Tenants in common of real property who delegate control and management of the property to a separate legal entity are also jointly and severally liable to third parties[ii].  Even in cases where the actual management of the property is vested by agreement in one cotenant, tenants in common are made liable to third parties.  Reason being that the cotenants owe a duty to exercise ordinary care in maintaining their property in such a manner that avoids injury to third persons[iii].

In situations where different persons occupy and control different parts of a single piece of land or a building, each occupant is responsible for the defects on the portion of the land that s/he occupies and controls.  While in cases where an owner of a property rents out his/her premises to different persons by retaining his/her control upon him/her, the liability for injury to persons who are rightfully on the premises will generally fall upon the owner rather than the tenant.  The liability of such owner is determined on the basis of his/her character as owner and occupant, instead of his/her character as a lessor[iv].

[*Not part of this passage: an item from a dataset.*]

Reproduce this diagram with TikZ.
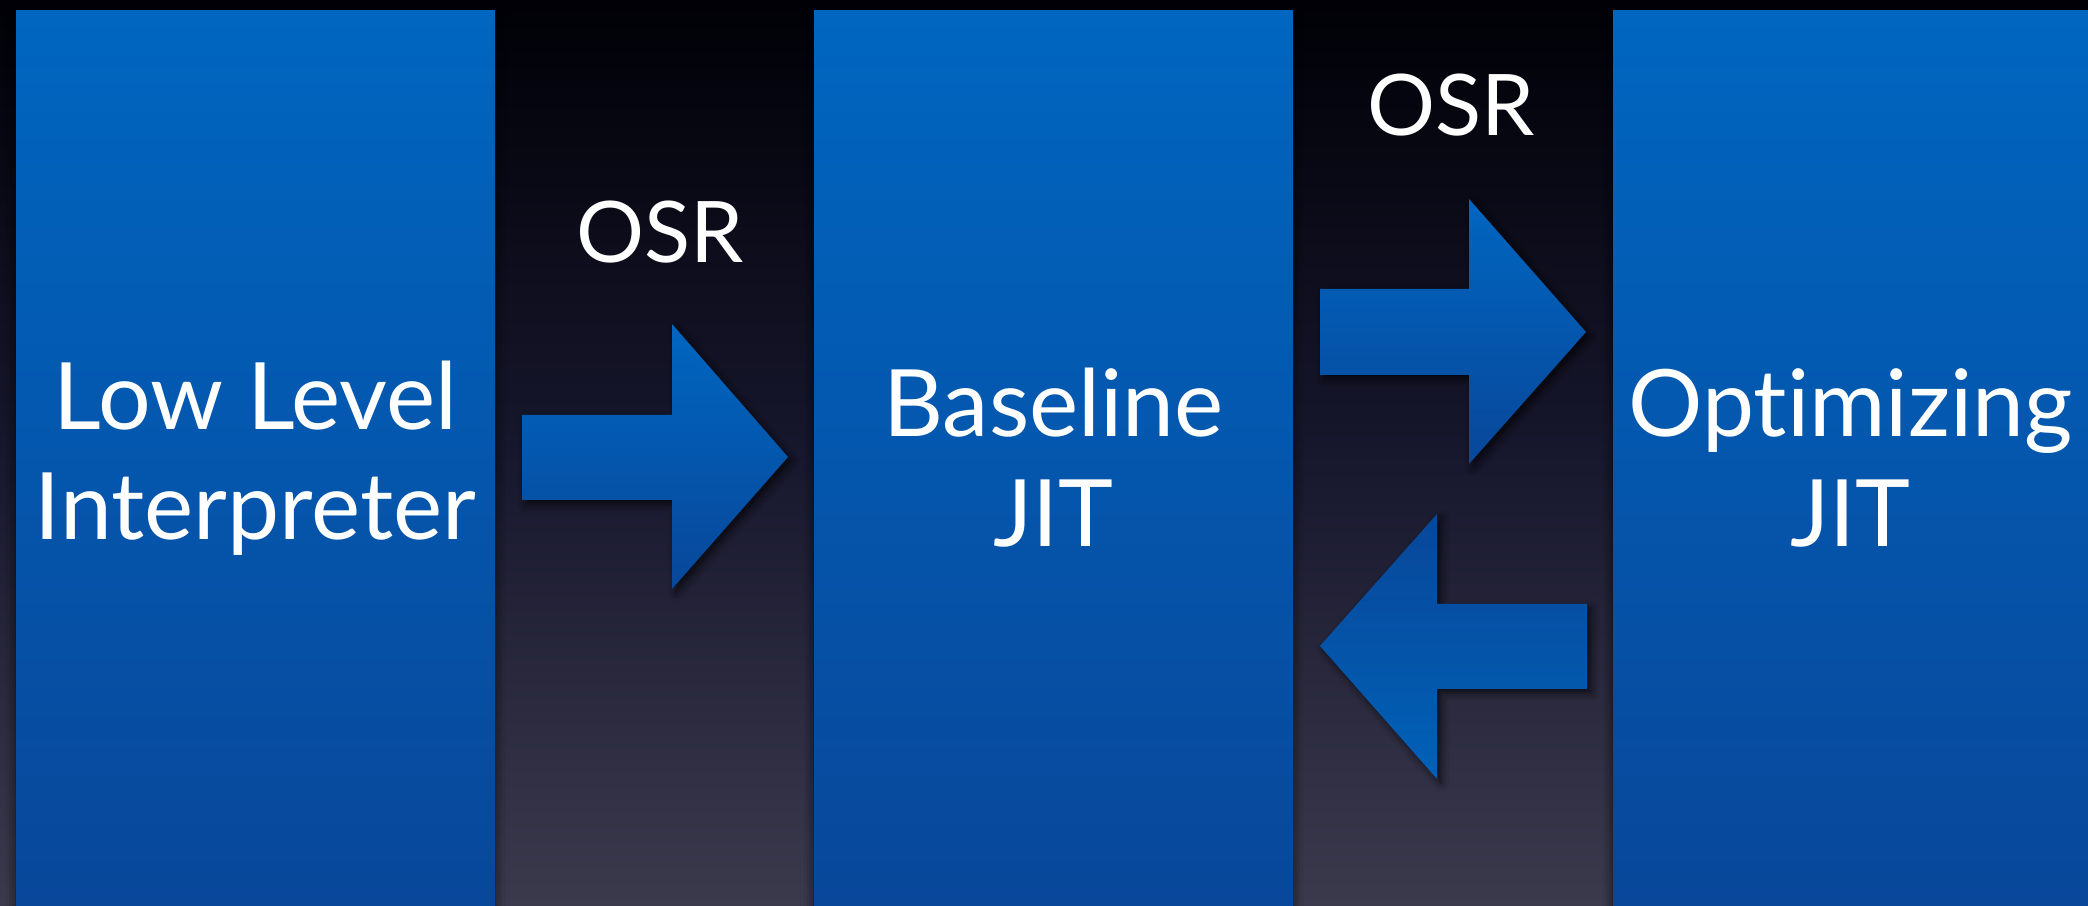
\documentclass[tikz,border=0pt]{standalone}
\usepackage{fontspec}
\setmainfont[Ligatures=NoCommon]{Lato}
\usetikzlibrary{shadows.blur}

\definecolor{stagetop}{HTML}{0066C0}
\definecolor{stagebot}{HTML}{08479A}
\definecolor{bgtop}{HTML}{000006}
\definecolor{bgmid}{HTML}{17172D}
\definecolor{bgbot}{HTML}{3B3A4D}

\tikzset{
  stage/.style={inner sep=0pt, minimum width=479pt, minimum height=894pt,
    top color=stagetop, bottom color=stagebot, text=white, align=center,
    font=\fontsize{93}{110}\selectfont,
    blur shadow={shadow xshift=0pt, shadow yshift=-3pt, shadow blur radius=10pt, shadow opacity=70}},
  osrtext/.style={text=white, font=\fontsize{85}{100}\selectfont, inner sep=0pt, anchor=base},
  fwdarrow/.style={top color=stagetop, bottom color=stagebot,
    blur shadow={shadow xshift=4pt, shadow yshift=-4pt, shadow blur radius=8pt, shadow opacity=70}},
  backarrow/.style={top color=stagebot, bottom color=stagetop!95!black,
    blur shadow={shadow xshift=4pt, shadow yshift=-4pt, shadow blur radius=8pt, shadow opacity=70}},
}

\begin{document}
\begin{tikzpicture}[x=1pt,y=1pt]
  \shade[top color=bgtop, bottom color=bgbot, middle color=bgmid] (0,0) rectangle (2088,905);
  \useasboundingbox (0,0) rectangle (2088,905);

  % the three tiers
  \node[stage] (llint) at (255.5,447) {Low Level\\Interpreter};
  \node[stage] (baseline) at (1053.5,447) {Baseline\\JIT};
  \node[stage, minimum width=475pt] (dfg) at (1850.5,447) {Optimizing\\JIT};

  % OSR labels
  \node[osrtext] (osrup) at (660,642) {OSR};
  \node[osrtext] (osrtop) at (1451,769) {OSR};

  % block arrows
  \path[fwdarrow] (522,405) -- (672,405) -- (672,316) -- (788,448)
    -- (672,581) -- (672,490) -- (522,490) -- cycle;
  \path[fwdarrow] (1320,530) -- (1469,530) -- (1469,441) -- (1586,573)
    -- (1469,706) -- (1469,616) -- (1320,616) -- cycle;
  \path[backarrow] (1587,216) -- (1437,216) -- (1437,126) -- (1320,259)
    -- (1437,391) -- (1437,301) -- (1587,301) -- cycle;
\end{tikzpicture}
\end{document}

Co-owners who are actually in control of premises will be held liable for injuries to third persons.  But, sometimes the liability for defective premises will not fall upon both owners.  For example, where one owner while not acting as an agent for the other, creates a dangerous condition by his/her negligence, which causes an injury to a visitor who is unaware of it, the active tortfeasor alone will be held liable.  Here negligence will not be imputed to the co-owner.

In order to impose liability on the basis of co-ownership, technical possession will not be sufficient because under technical possession there will not be any actual control of the premises.  Therefore, when one co-owner of land abandons his/her possession and control of the premises to other co-owners, the liability for injury to third parties will be imposed only upon those who have actual control over the premises[v].

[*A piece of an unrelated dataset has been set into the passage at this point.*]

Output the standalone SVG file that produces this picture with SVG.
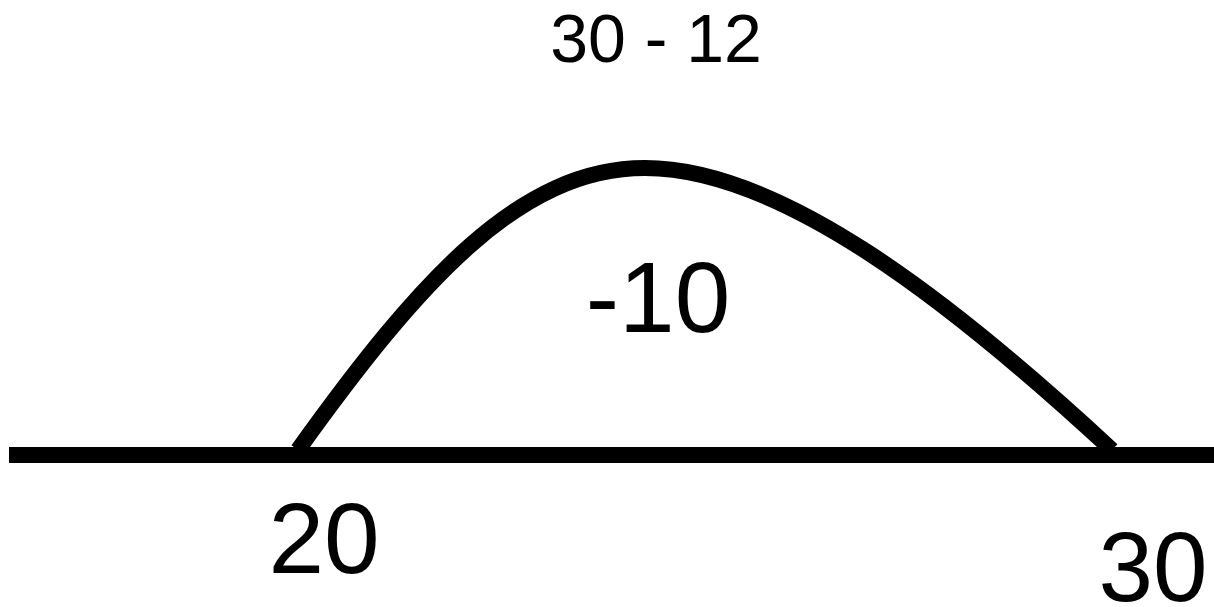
<svg xmlns="http://www.w3.org/2000/svg" width="1214" height="607" viewBox="0 0 1214 607">
<style>
.t{font-family:"Liberation Sans",Arial,sans-serif;fill:#000;text-anchor:middle}
.ln{fill:none;stroke:#000;stroke-width:16}
</style>
<rect width="1214" height="607" fill="#fff"/>
<g id="shapes">
<line class="ln" x1="9" y1="455" x2="1214" y2="455"/>
<path class="ln" d="M 298 450 C 420 280, 520 168, 645 168 C 780 168, 950 300, 1112 450"/>
</g>
<g id="labels">
<text class="t" x="656" y="62" font-size="68">30 - 12</text>
<text class="t" x="658" y="332" font-size="100">-10</text>
<text class="t" x="324" y="573" font-size="100">20</text>
<text class="t" x="1153" y="601" font-size="98">30</text>
</g>
</svg>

In case of injuries resulting to third persons from premises that are subject to the control of two neighboring owners, the liability would fall upon both owners.  Likewise, owners or occupants of adjoining premises who permit the existence of a dangerous condition or defect in an area that is under the control of both the owners will have a divisible and concurrent liability to the injured.

In addition, an owner or occupant of premises having the right of way in common with the owner or occupant of adjacent premises will be held jointly and severally liable with the owner or occupant of the adjoining premises for injury caused to third persons who use such way at the express or implied invitation of either owner or occupant[vi].  This is based upon the principle that both the owner of an easement and the owner of the servient estate will be liable for dangerous conditions upon the land.  The liability of an easement owner is based on his/her failure to keep the easement in repair.  And the liability of dominant tenant is based on his/her failure to use the way in a manner that is non-injurious to the servient estate[vii].

[i] Rose v. Saunders, 69 F.2d 339, 339-340 (9th Cir. Cal. 1934).

[ii] Ruoff v. Harbor Creek Community Assn., 10 Cal. App. 4th 1624 (Cal. App. 4th Dist. 1992).

[iii] Lansky v. Goldstein, 141 Ga. App. 345 (Ga. Ct. App. 1977).

[iv] Wool v. Larner, 112 Vt. 431 (Vt. 1942).

[v] Koutras v. Lazarus, 122 Ga. App. 870 (Ga. Ct. App. 1970).

[vi] Staples v. Bernabucci, 119 Conn. 443 (Conn. 1935).

[vii] Levy v. Kimball, 50 Haw. 497 (Haw. 1968).